● **Stored data**
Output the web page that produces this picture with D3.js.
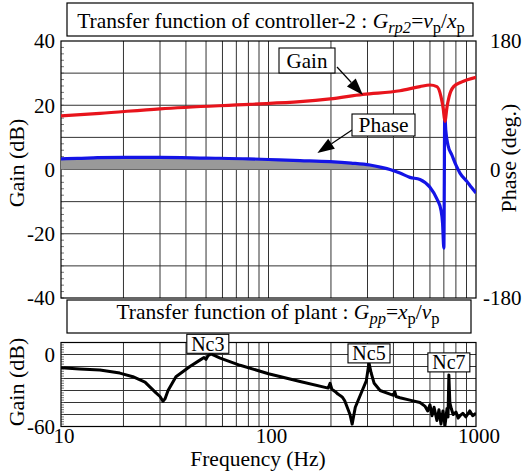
<!DOCTYPE html>
<html>
<head>
<meta charset="utf-8">
<script src="https://cdn.jsdelivr.net/npm/d3@7"></script>
<style>
body { margin: 0; background: #fff; }
</style>
</head>
<body>
<svg id="chart" width="525" height="476"></svg>
<script>
// controller-2 gain (dB) and phase (deg)
const gainFreq = [10, 15.4, 30, 81, 142, 198, 285, 430, 537, 600, 648, 678, 695, 708, 725, 742, 780, 850, 1000];
const gainDb   = [16.7, 17.5, 18.9, 20.3, 21.1, 22, 23.4, 24.5, 25.8, 26.3, 25.8, 22.7, 19, 15, 19.5, 22.7, 25.8, 27.2, 28.7];

const phaseFreq = [10, 12, 15, 20, 30, 50, 80, 100, 142, 198, 250, 308, 350, 385, 430, 480, 537, 600, 648, 678, 690, 700, 707, 715, 733, 766, 801, 837, 906, 950, 1000];
const phaseDeg  = [15, 15.5, 16.5, 17, 17, 16, 15, 14, 12.5, 11, 9, 6.3, 3, 0, -5, -11, -14, -25, -41, -57, -75, -110, 78, 55, 34, 20, 6, -5, -17, -25, -33];

// plant gain (dB)
const plantFreq = [10, 12.3, 15.4, 19.2, 22.2, 25.4, 26.8, 28.7, 30, 31, 31.7, 32.8, 35.8, 41.8, 46.7, 48.9, 50, 51.1, 52.8, 58.5, 73, 100, 142, 194, 198, 202, 210, 216, 223, 228, 233, 247, 253, 262, 283, 296, 305, 312, 323, 345, 385, 400, 406, 412, 430, 480, 537, 567, 585, 600, 614, 628, 648, 663, 678, 693, 709, 725, 733, 740, 748, 760, 776, 801, 820, 838, 864, 893, 934, 964, 1000];
const plantDb   = [-11, -12, -13, -15.5, -18.5, -23, -27, -32, -35, -39, -37, -30, -18.5, -10, -4.7, -2.5, -4, -1, 0.5, -3, -9, -16, -22.5, -28, -24, -29, -31, -33, -34.5, -36, -38.5, -50, -58, -44, -30, -22, -7, -15, -24, -30, -33, -34, -31, -35, -36, -38, -40, -43, -47, -42, -51, -44, -55, -46, -58, -47, -59, -45, -52, -17, -40, -45, -50, -48, -53, -51, -49, -52, -47, -51, -49];

const freqTicks  = [10, 100, 1000];
const gainTicks  = [-40, -20, 0, 20, 40];
const phaseTicks = [-180, 0, 180];
const plantTicks = [-60, 0];

const peakLabels = ["Nc3", "Nc5", "Nc7"];
const peakFreq   = [51, 305, 740];
const peakDb     = [1, -7, -14.5];

const FONT = "'Liberation Serif', 'Times New Roman', Times, serif";

const svg = d3.select("#chart");
const left = 61, right = 476;

const x = d3.scaleLog().domain([10, 1000]).range([left, right]);
const yGain  = d3.scaleLinear().domain([-40, 40]).range([298, 41]);
const yPhase = d3.scaleLinear().domain([-180, 180]).range([298, 41]);
const yPlant = d3.scaleLinear().domain([-60, 10]).range([426.5, 342.5]);

const gridFreqs = [];
[10, 100].forEach(d => { for (let k = 1; k < 10; k++) gridFreqs.push(d * k); });

function label(parent, s, tx, ty, size, anchor, rot)
{
    return parent.append("text")
        .attr("font-family", FONT)
        .attr("font-size", size)
        .attr("fill", "#000")
        .attr("text-anchor", anchor)
        .attr("transform", `translate(${tx},${ty})` + (rot ? ` rotate(${rot})` : ""))
        .text(s);
}

function drawPanel(y, step, clipId)
{
    const [lo, hi] = y.domain();
    const g = svg.append("g");

    g.append("clipPath").attr("id", clipId)
        .append("rect")
        .attr("x", left).attr("y", y(hi))
        .attr("width", right - left).attr("height", y(lo) - y(hi));

    g.selectAll(".vgrid").data(gridFreqs.slice(1))
        .enter().append("line")
        .attr("x1", d => x(d)).attr("x2", d => x(d))
        .attr("y1", y(hi)).attr("y2", y(lo))
        .attr("stroke", "#333").attr("stroke-width", 1);

    g.selectAll(".hgrid").data(d3.range(lo + step, hi, step))
        .enter().append("line")
        .attr("x1", left).attr("x2", right)
        .attr("y1", d => y(d)).attr("y2", d => y(d))
        .attr("stroke", "#333").attr("stroke-width", 1);

    // little minor ticks on the left edge
    g.selectAll(".minor").data(d3.range(lo, hi, 2))
        .enter().append("line")
        .attr("x1", left).attr("x2", left + 3)
        .attr("y1", d => y(d)).attr("y2", d => y(d))
        .attr("stroke", "#555").attr("stroke-width", 0.8);

    g.append("rect")
        .attr("x", left).attr("y", y(hi))
        .attr("width", right - left).attr("height", y(lo) - y(hi))
        .attr("fill", "none").attr("stroke", "#000").attr("stroke-width", 1.2);
    return g;
}

function tickLabels(ticks, y, xpos, anchor, hang)
{
    const g = svg.append("g");
    ticks.forEach(d => {
        label(g, d, xpos + (hang && d < 0 ? -7 : 0), y(d) + 7.3, 21, anchor);
    });
}

function richText(el, parts)
{
    let shifted = false;
    parts.forEach(p => {
        const t = el.append("tspan").text(p.t);
        if (p.it) t.attr("font-style", "italic");
        if (p.sub && !shifted) { t.attr("dy", 4.5); shifted = true; }
        if (!p.sub && shifted) { t.attr("dy", -4.5); shifted = false; }
        if (p.sub) t.attr("font-size", 16.5);
    });
}

function titleBox(x0, y0, w, h, parts, tx, ty)
{
    svg.append("rect").attr("x", x0).attr("y", y0).attr("width", w).attr("height", h)
        .attr("fill", "#fff").attr("stroke", "#000").attr("stroke-width", 1.2);
    const t = svg.append("text")
        .attr("font-family", FONT).attr("font-size", 21.5).attr("fill", "#000")
        .attr("x", tx).attr("y", ty).attr("text-anchor", "middle");
    richText(t, parts);
}

function arrow(x0, y0, x1, y1)
{
    const a = Math.atan2(y1 - y0, x1 - x0), L = 17, W = 6;
    const bx = x1 - L * Math.cos(a), by = y1 - L * Math.sin(a);
    svg.append("line").attr("x1", x0).attr("y1", y0).attr("x2", bx).attr("y2", by)
        .attr("stroke", "#000").attr("stroke-width", 1.2);
    const pts = [[x1, y1],
        [bx + W * Math.sin(a), by - W * Math.cos(a)],
        [bx - W * Math.sin(a), by + W * Math.cos(a)]];
    svg.append("polygon").attr("points", pts.map(p => p.join(",")).join(" ")).attr("fill", "#000");
}

function labelBox(s, cx, yTop, w, h, size)
{
    svg.append("rect").attr("x", cx - w / 2).attr("y", yTop).attr("width", w).attr("height", h)
        .attr("fill", "#fff").attr("stroke", "#000").attr("stroke-width", 1.1);
    label(svg, s, cx, yTop + h / 2 + size * 0.34, size, "middle");
}

// ---- top panel: controller
drawPanel(yGain, 10, "clipTop");

const phasePts = phaseFreq.map((f, i) => [f, phaseDeg[i]]);
const gainPts = gainFreq.map((f, i) => [f, gainDb[i]]);
const plantPts = plantFreq.map((f, i) => [f, plantDb[i]]);

const posPhase = phasePts.filter(d => d[0] <= 385);
svg.append("path")
    .attr("d", d3.area().x(d => x(d[0])).y0(yPhase(0)).y1(d => yPhase(Math.max(d[1], 0)))
        .curve(d3.curveMonotoneX)(posPhase))
    .attr("fill", "#999");

svg.append("path")
    .attr("d", d3.line().x(d => x(d[0])).y(d => yPhase(d[1])).curve(d3.curveMonotoneX)(phasePts))
    .attr("fill", "none").attr("stroke", "#1414e6").attr("stroke-width", 3.2)
    .attr("clip-path", "url(#clipTop)");

svg.append("path")
    .attr("d", d3.line().x(d => x(d[0])).y(d => yGain(d[1])).curve(d3.curveMonotoneX)(gainPts))
    .attr("fill", "none").attr("stroke", "#e8141c").attr("stroke-width", 3.2)
    .attr("clip-path", "url(#clipTop)");

tickLabels(gainTicks, yGain, 55, "end", false);
tickLabels(phaseTicks, yPhase, 490, "start", true);

label(svg, "Gain (dB)", 24, 163, 22, "middle", -90);
label(svg, "Phase (deg.)", 516, 158, 22, "middle", -90);

// gain / phase callouts
arrow(337, 67, x(285), yGain(23.2));
labelBox("Gain", 307, 48, 56, 25, 21);
arrow(352, 130, x(172), yPhase(23));
labelBox("Phase", 383.5, 114, 63, 22, 21.5);

titleBox(67, 3, 406, 33, [
    { t: "Transfer function of controller-2 : " },
    { t: "G", it: true }, { t: "rp2", it: true, sub: true },
    { t: "=" }, { t: "v", it: true }, { t: "p", sub: true },
    { t: "/" }, { t: "x", it: true }, { t: "p", sub: true }
], 271, 28);

// ---- bottom panel: plant
titleBox(67, 300, 404, 33, [
    { t: "Transfer function of plant : " },
    { t: "G", it: true }, { t: "pp", it: true, sub: true },
    { t: "=" }, { t: "x", it: true }, { t: "p", sub: true },
    { t: "/" }, { t: "v", it: true }, { t: "p", sub: true }
], 278, 319);

drawPanel(yPlant, 10, "clipBottom");

svg.append("path")
    .attr("d", d3.line().x(d => x(d[0])).y(d => yPlant(d[1]))(plantPts))
    .attr("fill", "none").attr("stroke", "#000").attr("stroke-width", 3)
    .attr("stroke-linejoin", "round")
    .attr("clip-path", "url(#clipBottom)");

peakLabels.forEach((lab, i) => {
    labelBox(lab, x(peakFreq[i]), yPlant(peakDb[i]) - 19, 42, 19, 20);
});

tickLabels(plantTicks, yPlant, 55, "end", false);
label(svg, "Gain (dB)", 24, 382, 22, "middle", -90);

const xl = svg.append("g");
freqTicks.forEach(d => label(xl, d, x(d) + 3, 443, 21, "middle"));

label(svg, "Frequency (Hz)", 258, 466, 21.5, "middle");
</script>
</body>
</html>
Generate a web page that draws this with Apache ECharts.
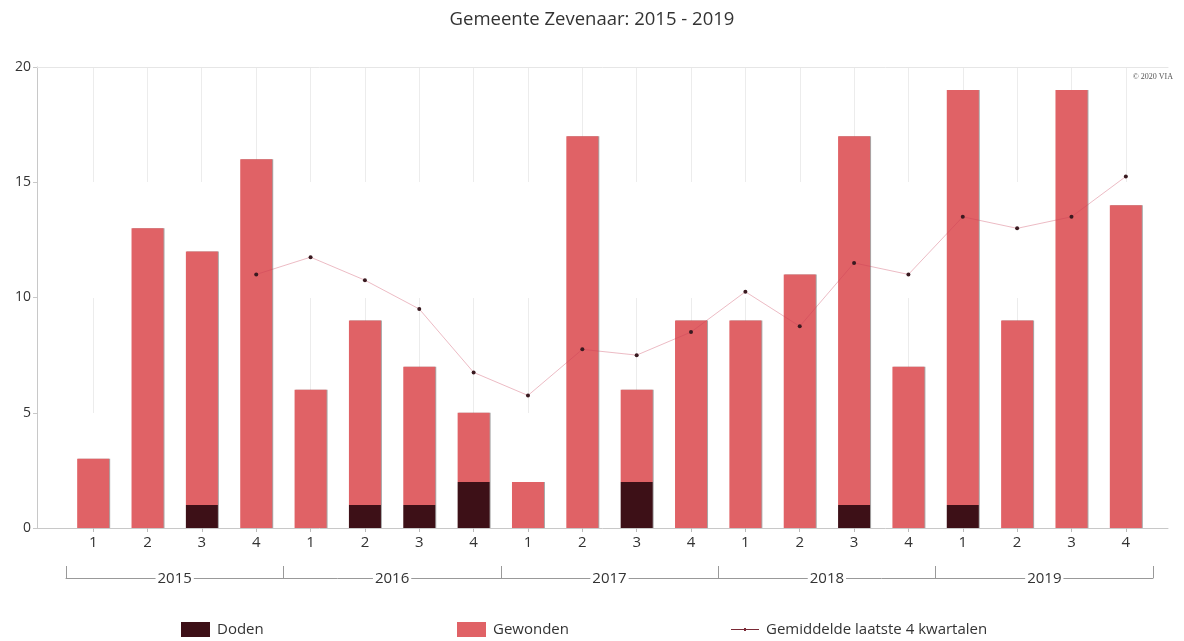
<!DOCTYPE html>
<html>
<head>
<meta charset="utf-8">
<script src="https://cdn.jsdelivr.net/npm/echarts@6/dist/echarts.min.js"></script>
<style>
html,body{margin:0;padding:0;background:#fff;}
#chart{width:1184px;height:641px;}
</style>
</head>
<body>
<div id="chart"></div>
<script>
const quarters = ['1','2','3','4','1','2','3','4','1','2','3','4','1','2','3','4','1','2','3','4'];
const years = ['2015','2016','2017','2018','2019'];
const doden = [0,0,1,0, 0,1,1,2, 0,0,2,0, 0,0,1,0, 1,0,0,0];
const gewonden = [3,13,11,16, 6,8,6,3, 2,17,4,9, 9,11,16,7, 18,9,19,14];
const gemiddelde = [null,null,null,11, 11.75,10.75,9.5,6.75, 5.75,7.75,7.5,8.5, 10.25,8.75,11.5,11, 13.5,13,13.5,15.25];
const yTicks = [0,5,10,15,20];

const FONT = 'Open Sans';
const chart = echarts.init(document.getElementById('chart'));
const splitGridAxis = (gi) => ({
  gridIndex: gi, type: 'category', data: quarters, boundaryGap: false,
  axisLine: {show: false}, axisTick: {show: false}, axisLabel: {show: false},
  splitLine: {show: true, interval: 0, lineStyle: {color: '#ececec', width: 1}}
});
const legendText = {fontSize: 15, color: '#333', fontFamily: FONT, padding: [0, 0, 0, 2]};
chart.setOption({
  animation: false,
  textStyle: {fontFamily: FONT},
  title: [
    {text: 'Gemeente Zevenaar: 2015 - 2019', left: 'center', top: 5,
     textStyle: {fontSize: 18.5, fontWeight: 'normal', color: '#333', fontFamily: FONT}},
    {text: '© 2020 VIA', right: 6, top: 68,
     textStyle: {fontSize: 8, fontWeight: 'normal', color: '#555', fontFamily: 'Liberation Serif'}}
  ],
  legend: [
    {data: [{name: 'Doden', icon: 'rect'}], left: 181, top: 622, padding: 0, itemWidth: 29, itemHeight: 15, textStyle: legendText},
    {data: [{name: 'Gewonden', icon: 'rect'}], left: 457, top: 622, padding: 0, itemWidth: 29, itemHeight: 15, textStyle: legendText},
    {data: [{name: 'Gemiddelde laatste 4 kwartalen',
             icon: 'path://M0,1 L28,1 L28,2 L0,2 Z M13,0 L15,0 L15,3 L13,3 Z'}],
     left: 731, top: 622, padding: 0, itemWidth: 28, itemHeight: 15, textStyle: legendText,
     itemStyle: {color: '#7a2a36'}}
  ],
  grid: [
    {left: 37, right: 16, top: 67, bottom: 113},
    {left: 66, right: 31, top: 67, bottom: 113},
    {left: 93, right: 58, top: 67, height: 115},
    {left: 93, right: 58, top: 298, height: 115}
  ],
  xAxis: [
    {gridIndex: 0, type: 'category', data: [''], position: 'bottom',
     axisLine: {show: true, lineStyle: {color: '#c8c8c8'}}, axisTick: {show: false}, axisLabel: {show: false}},
    {gridIndex: 0, type: 'category', data: [''], position: 'top',
     axisLine: {show: true, lineStyle: {color: '#e6e6e6'}}, axisTick: {show: false}, axisLabel: {show: false}},
    {gridIndex: 1, type: 'category', data: quarters, position: 'bottom',
     axisLine: {show: false},
     axisTick: {show: true, alignWithLabel: true, length: 4, lineStyle: {color: '#bbb'}},
     axisLabel: {interval: 0, margin: 7, fontSize: 15, color: '#333', fontFamily: FONT}},
    {gridIndex: 1, type: 'category', data: years, position: 'bottom', offset: 50,
     axisLine: {show: true, lineStyle: {color: '#999'}},
     axisTick: {show: true, inside: true, length: 12, interval: 0, lineStyle: {color: '#999'}},
     axisLabel: {interval: 0, margin: -7, fontSize: 15, color: '#333', fontFamily: FONT,
                 backgroundColor: '#fff', padding: [0, 2]}},
    splitGridAxis(2),
    splitGridAxis(3)
  ],
  yAxis: [
    {gridIndex: 0, type: 'value', min: 0, max: 20, interval: 5,
     axisLine: {show: true, lineStyle: {color: '#c8c8c8'}},
     axisTick: {show: true, length: 4, lineStyle: {color: '#c8c8c8'}},
     splitLine: {show: false},
     axisLabel: {margin: 6, fontSize: 14, color: '#333', fontFamily: FONT,
                 formatter: (v) => yTicks.includes(v) ? String(v) : ''}},
    {gridIndex: 1, type: 'value', min: 0, max: 20, show: false, splitLine: {show: false}},
    {gridIndex: 2, type: 'value', min: 0, max: 1, show: false, splitLine: {show: false}},
    {gridIndex: 3, type: 'value', min: 0, max: 1, show: false, splitLine: {show: false}}
  ],
  series: [
    {name: 'Doden', type: 'bar', stack: 'a', xAxisIndex: 2, yAxisIndex: 1, data: doden,
     barWidth: 32, z: 3,
     itemStyle: {color: '#3d1017', shadowColor: 'rgba(0,0,0,0.35)', shadowOffsetX: 1}},
    {name: 'Gewonden', type: 'bar', stack: 'a', xAxisIndex: 2, yAxisIndex: 1, data: gewonden,
     barWidth: 32, z: 3,
     itemStyle: {color: '#e06266', shadowColor: 'rgba(0,0,0,0.35)', shadowOffsetX: 1}},
    {name: 'Gemiddelde laatste 4 kwartalen', type: 'line', xAxisIndex: 2, yAxisIndex: 1,
     data: gemiddelde, z: 5, connectNulls: false,
     symbol: 'circle', symbolSize: 4, showSymbol: true,
     lineStyle: {color: 'rgba(200,60,85,0.35)', width: 1},
     itemStyle: {color: '#3a1a20', borderWidth: 0}}
  ]
});
</script>
</body>
</html>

● **Given request**
Locate all lines that include the word "this" and copy them out.

● **The solution**
Output the web page that produces this picture with D3.js.
Generate a web page that draws this with Apache ECharts.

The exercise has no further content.